Above the entrance to the miniature Kiyomizu temple is a stirring contemporary painting of the battle. Kiyomizu-do is one of the few original wooden structures of Kan’ei-ji’s vast precincts to have survived. Another remnant is the Tosho-gu shrine to the deified Ieyasu, the first Tokugawa shogun, who became Great Deity of the East Shining Light. Buddhism and native Shinto cheerfully commingled until officially separated after 1868. The Shinto shrine to Ieyasu had its own five-storey Buddhist pagoda, which nearly vanished in a xenophobic spasm of anti-Buddhist destruction in the 1870s. The pagoda, tantalisingly visible through the stone lanterns and trees leading to Tosho-gu, is now part of Ueno Zoo.

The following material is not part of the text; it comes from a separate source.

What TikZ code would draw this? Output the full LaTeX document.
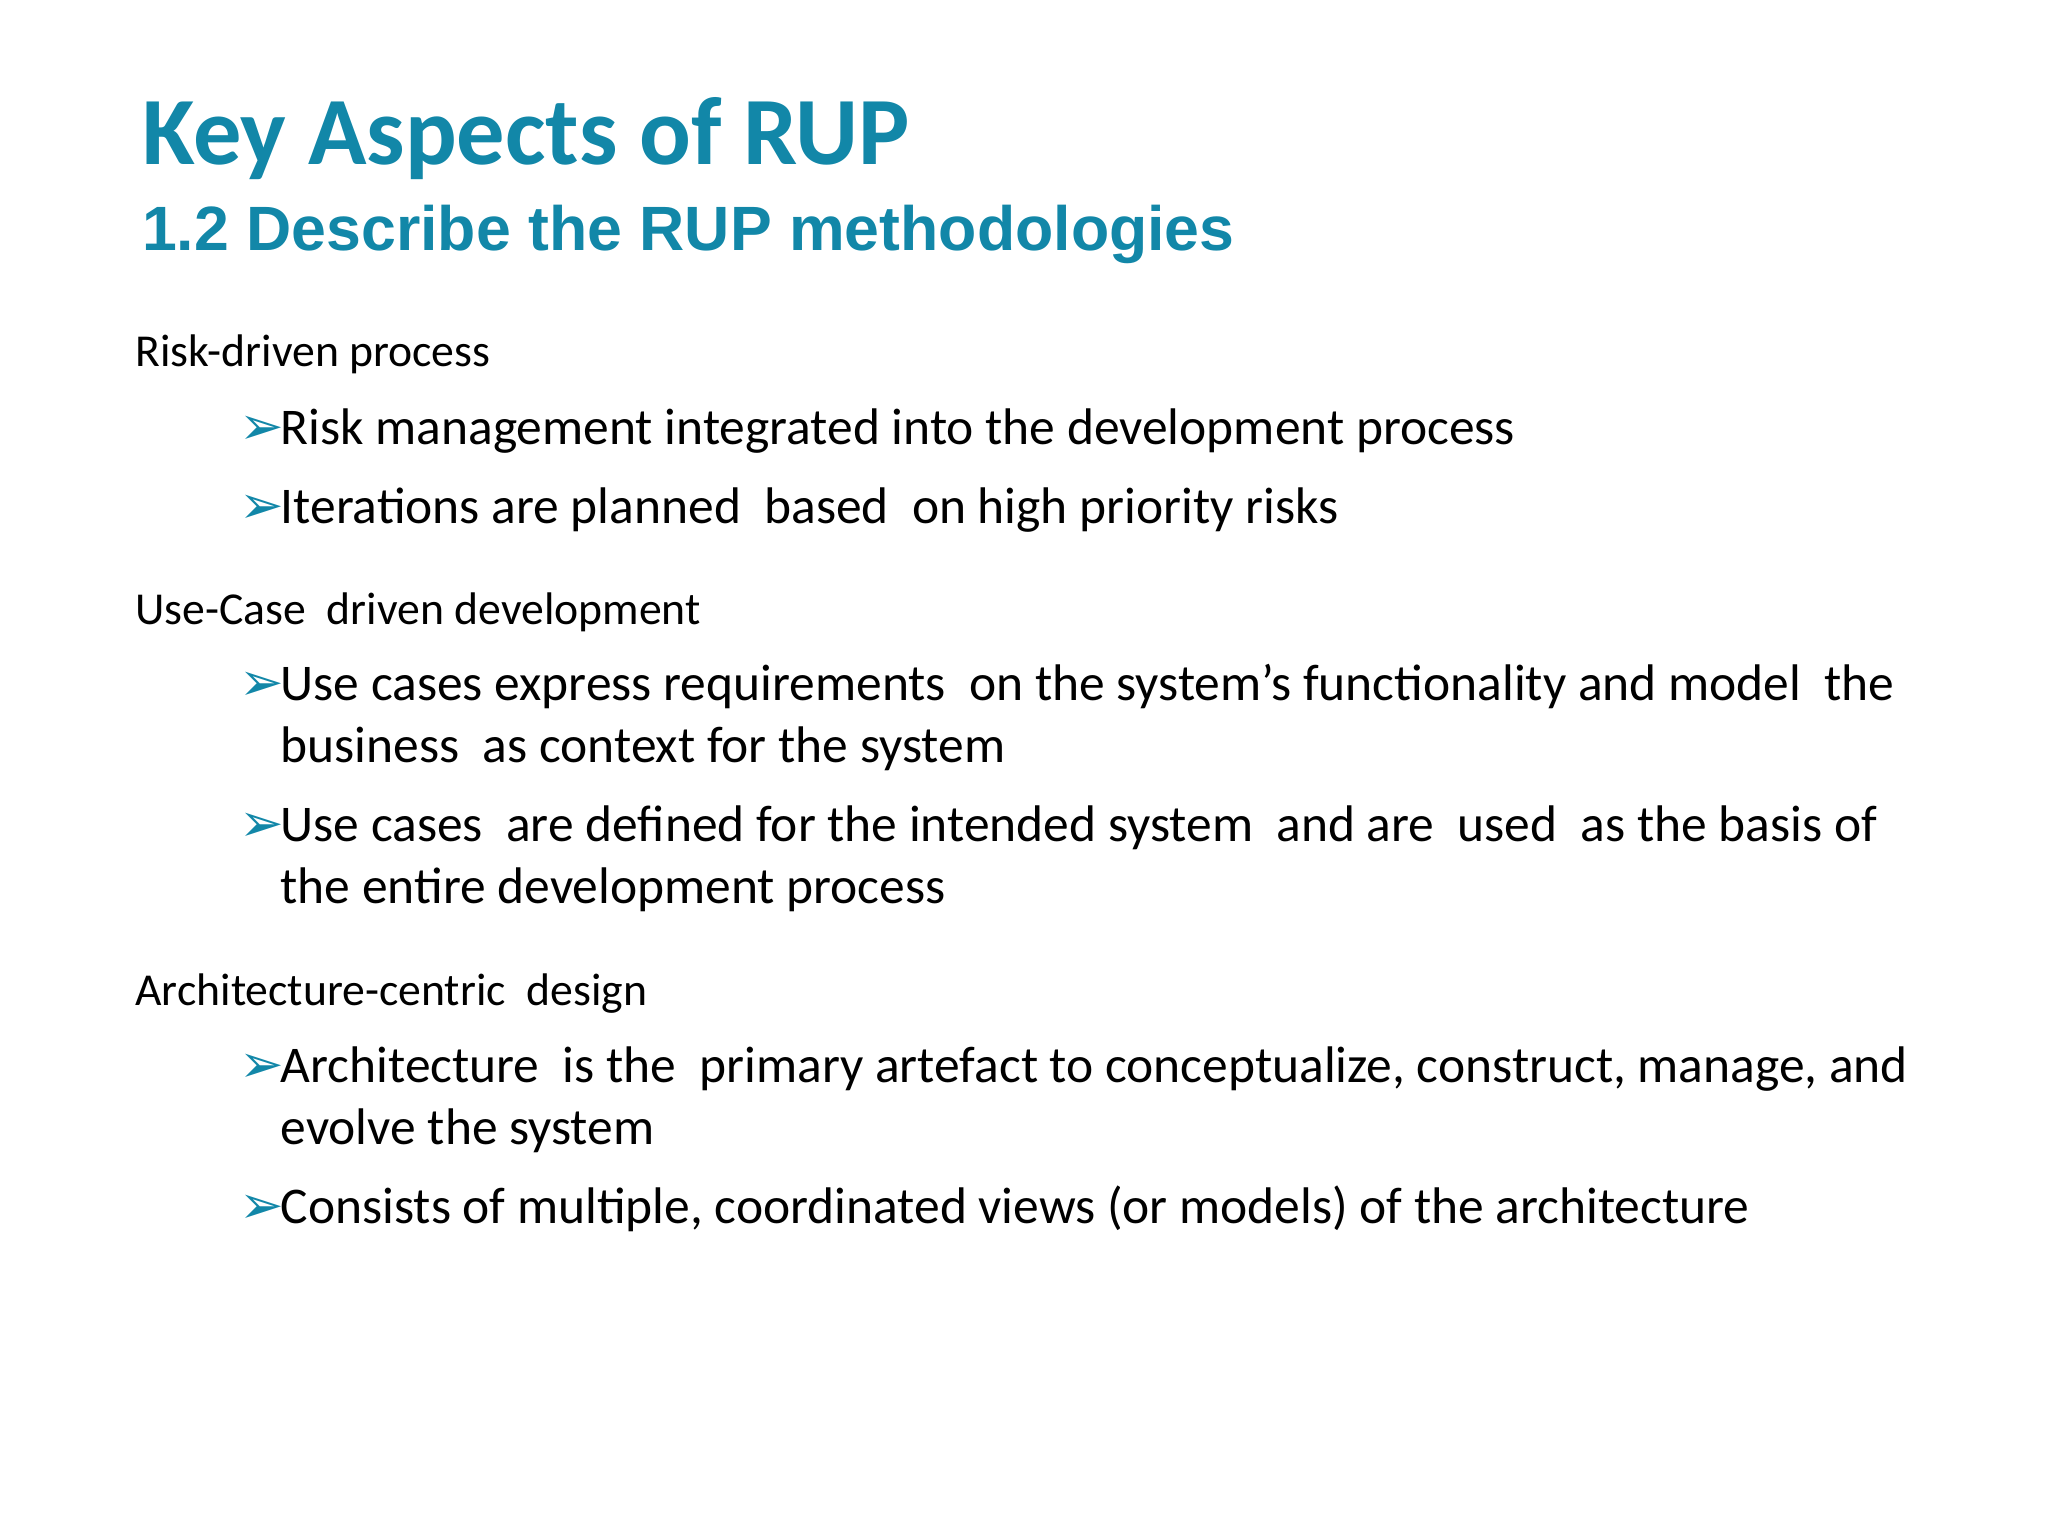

In 1873, most of Kan’ei-ji’s lands were made into a public park and a new northern rail terminus. Ueno Station was where jobseekers arrived from the impoverished north-east, giving rise to the district’s plebeian reputation. Kan’ei-ji’s cemetery, where six shoguns are buried, now overlooks busy railway lines. Apart from two gates and washbasins, the mausoleums were destroyed in air raids in 1945. Six more shoguns were interred in Zojo-ji temple. The Tokyo Prince Hotel was built on top of Zojo-ji’s cemetery, just in time for the 1964 Olympics. Tokyo Tower, modelled on the Eiffel Tower, also stands on former Zojo-ji land.